By Annabel Scott | June 19, 2017 | 6:07 PM EDT

President Trump disembarks from Marine One on the pre-commissioned aircraft carrier Gerald R. Ford in Newport News, Virginia on March 2, 2017. (Official White House Photo by Shealah Craighead)

( – Preventing a terrorist attack on U.S. soil is the Trump administration’s top priority, White House press secretary Sean Spicer told a press briefing Monday

Discussing the recent attacks overseas and the post-9/11 belief that “it’s not a matter of if, but when,” Spicer said President Trump and his cabinet, particularly Homeland Security Secretary John Kelly, view terror attack prevention and domestic safety to be of the utmost importance.

“I know that both the president and Secretary Kelly in particular, as well as the NSC team, this is … their top priority.”

“The reason that the president has taken the actions that he has, including the travel ban,” he said, “ is to make sure that we’re looking at both enhancing and reading the intelligence piece, but taking steps to secure this country, to make sure that the people who are coming here are doing so with the intention of coming here peacefully.”

“Everything that we do, and the president does and Secretary Kelly does – obviously, [Defense] Secretary Mattis, [National Security Advisor] General McMaster, the entire team – is to protect the people and to make sure that there is not an attack here, and that not only do we prevent anything from happening on our homeland, but eradicate it where we can in places throughout the world.”

Spicer said Trump and his administration are doing everything in their power to protect people from attacks on our soil and abroad.

“He’s going to use every tool possible to make sure that we vet people, that we have the proper studies, that we use the proper tools and techniques,” said Spicer. “But yeah, we’re doing everything we possibly can.”

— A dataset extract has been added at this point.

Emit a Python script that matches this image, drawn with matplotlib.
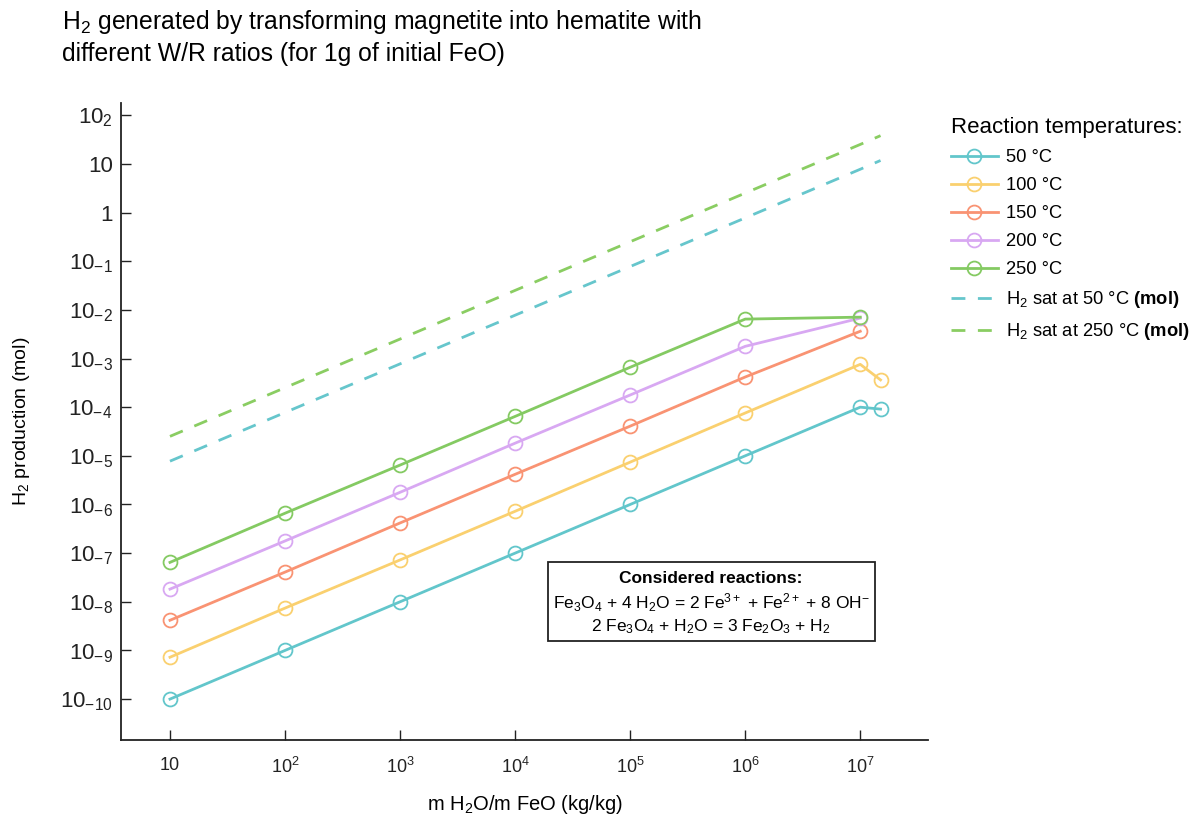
import matplotlib.pyplot as plt
import numpy as np
from matplotlib.patches import Rectangle

plt.rcParams['font.family'] = ['Liberation Sans', 'DejaVu Sans']
plt.rcParams['mathtext.fontset'] = 'custom'
plt.rcParams['mathtext.rm'] = 'Liberation Sans'
plt.rcParams['mathtext.bf'] = 'Liberation Sans:bold'
plt.rcParams['mathtext.it'] = 'Liberation Sans:italic'

# W/R ratios (kg/kg)
wr = [10, 1e2, 1e3, 1e4, 1e5, 1e6, 1e7, 1.5e7]

# H2 produced (mol), log10 values
h2_50 = [-10.0, -9.0, -8.0, -7.0, -6.0, -5.0, -4.0, -4.04]
h2_100 = [-9.14, -8.13, -7.14, -6.14, -5.13, -4.12, -3.12, -3.44]
h2_150 = [-8.38, -7.39, -6.38, -5.38, -4.39, -3.38, -2.44]
h2_200 = [-7.74, -6.75, -5.75, -4.74, -3.75, -2.75, -2.17]
h2_250 = [-7.19, -6.18, -5.19, -4.19, -3.18, -2.19, -2.15]

# H2 saturation (mol)
sat_50 = [-5.11, -4.11, -3.11, -2.11, -1.11, -0.11, 0.89, 1.07]
sat_250 = [-4.60, -3.60, -2.60, -1.60, -0.60, 0.40, 1.40, 1.58]

series = [('50 °C', h2_50, '#62c6cb'),
          ('100 °C', h2_100, '#fad06f'),
          ('150 °C', h2_150, '#f99373'),
          ('200 °C', h2_200, '#d8a8f2'),
          ('250 °C', h2_250, '#84ca62')]

ytick_vals = [2, 1, 0, -1, -2, -3, -4, -5, -6, -7, -8, -9, -10]
ytick_labels = ['$10_2$', '10', '1'] + ['$10_{−%d}$' % i for i in range(1, 11)]
xtick_vals = [10, 1e2, 1e3, 1e4, 1e5, 1e6, 1e7]
xtick_labels = ['10'] + ['$10^{%d}$' % i for i in range(2, 8)]

reactions = ['Considered reactions:',
             r'Fe$_3$O$_4$ + 4 H$_2$O = 2 Fe$^{3+}$ + Fe$^{2+}$ + 8 OH$^{-}$',
             r'2 Fe$_3$O$_4$ + H$_2$O = 3 Fe$_2$O$_3$ + H$_2$']

fig = plt.figure(figsize=(11.93, 8.18), dpi=100)
ax = fig.add_axes([0.1014, 0.0954, 0.6766, 0.7786])

for name, vals, col in series:
    ax.plot(wr[:len(vals)], 10 ** np.array(vals), color=col, lw=2,
            marker='o', ms=10, mfc='none', mew=1.3, label=name)

ax.plot(wr, 10 ** np.array(sat_50), color='#66c6cc', lw=2, ls=(0, (5, 4.5)),
        label=r'H$_2$ sat at 50 °C $\mathbf{(mol)}$')
ax.plot(wr, 10 ** np.array(sat_250), color='#8acd62', lw=2, ls=(0, (5, 4.5)),
        label=r'H$_2$ sat at 250 °C $\mathbf{(mol)}$')

ax.set_xscale('log')
ax.set_yscale('log')
ax.set_xlim(10 ** 0.574, 10 ** 7.59)
ax.set_ylim(10 ** -10.84, 10 ** 2.25)
ax.set_xticks(xtick_vals)
ax.set_xticklabels(xtick_labels)
ax.set_yticks([10.0 ** v for v in ytick_vals])
ax.set_yticklabels(ytick_labels)
ax.minorticks_off()
ax.tick_params(direction='in', length=7, width=1, colors='#222222')
ax.tick_params(axis='x', pad=12, labelsize=13)
ax.tick_params(axis='y', pad=6, labelsize=16)
for s in ['top', 'right']:
    ax.spines[s].set_visible(False)
for s in ['left', 'bottom']:
    ax.spines[s].set_linewidth(1.3)
    ax.spines[s].set_color('#222222')

ax.set_xlabel(r'm H$_2$O/m FeO (kg/kg)', fontsize=14.5, labelpad=12)
ax.set_ylabel(r'H$_2$ production (mol)', fontsize=14, labelpad=20)

fig.text(0.052, 0.99, 'H$_2$ generated by transforming magnetite into hematite with\n'
         'different W/R ratios (for 1g of initial FeO)',
         fontsize=17.8, va='top', ha='left', linespacing=1.3)

leg = ax.legend(loc='upper left', bbox_to_anchor=(1.008, 1.004), frameon=False,
                fontsize=13.2, title='Reaction temperatures:', title_fontsize=16,
                handlelength=2.55, labelspacing=0.6, alignment='left',
                handletextpad=0.45)

# reactions box
ax.add_patch(Rectangle((0.529, 0.155), 0.405, 0.124, transform=ax.transAxes,
                       fc='white', ec='#222222', lw=1.3, zorder=5))
for txt, ypos, w in zip(reactions, [0.254, 0.216, 0.178], ['bold', 'normal', 'normal']):
    ax.text(0.731, ypos, txt, transform=ax.transAxes, ha='center', va='center',
            fontsize=12.5, fontweight=w, zorder=6)

plt.savefig('out.png', dpi=100)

The “travel ban” cited by Spicer refers to executive orders, issued by the president in January and again in March, that barred entry for 90 days to most citizens of six terror-prone countries – Iran, Libya, Syria, Somalia, Sudan and Yemen. (Iraq was included in the first order, but removed in the second one.)

Implementation of the orders, which also sought to block all refugees from entering the country for 120 days, has been held up by federal courts.